Document the approved carton packing spec in writing. Include case quantity, inner bundle quantity, carton dimensions, gross weight target, bag orientation, case label location, lot-code handling, pallet notes, and mixed-SKU rules if relevant. A one-page packing spec can prevent a surprising amount of waste.

Before placing an order, treat the pet treat brands opp header bags carton packing spec as an operations document, not just a packaging description. Done well, it helps the finished bags look good, pack efficiently, scan correctly, ship cleanly, and arrive ready to sell.

FAQs

What should be included in a pet treat OPP header bag carton packing spec?

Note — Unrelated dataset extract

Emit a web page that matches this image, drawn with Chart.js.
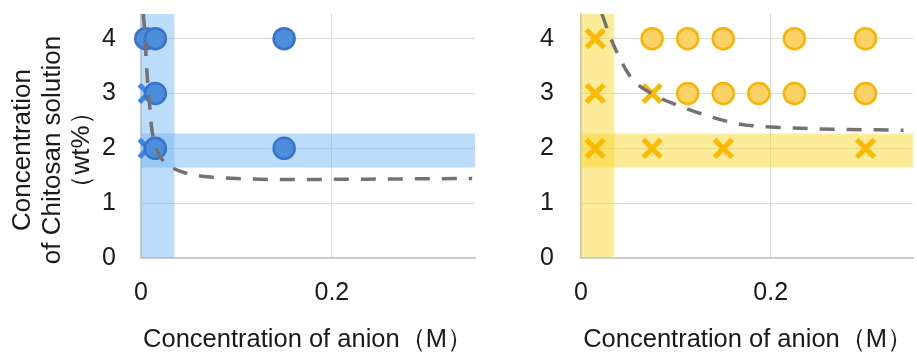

Include finished bag size, film gauge, header height, hang hole type, closure style, print details, filled product weight, bags per inner bundle, bags per master carton, carton dimensions, carton weight target, packing orientation, label placement, lot-code handling, and retailer-specific instructions. The spec should be clear enough that a packing team can follow it without guessing.

How do I choose the right OPP film thickness for pet treat header bags?

Base the film thickness on filled weight, treat shape, puncture risk, desired stiffness, and display method. Lighter flat samples may use thinner OPP, while heavier or sharper treats usually need thicker film, stronger seals, or a reinforced header area. Testing with filled samples is the safest way to confirm the choice.

Does the carton packing spec affect the price of custom OPP header bags?

Yes. Carton count, inner bundling, carton strength, special orientation, retailer labels, and packing labor all influence cost. A more controlled packing format can protect the product better, but it may increase labor, materials, and freight considerations.

What is the best hang hole style for pet treat brands using header bags?

Round holes can work for light packs. Euro slots or reinforced holes are often better for wider or heavier retail displays. The right choice depends on product weight, peg style, header height, film gauge, display duration, and how the bags are packed during shipping.

How early should pet treat brands confirm the header bag packing spec?

Confirm it before production approval, ideally during sampling. Late changes to carton count, bag orientation, or case labeling can affect carton size, freight cost, pallet patterns, warehouse receiving, and production scheduling.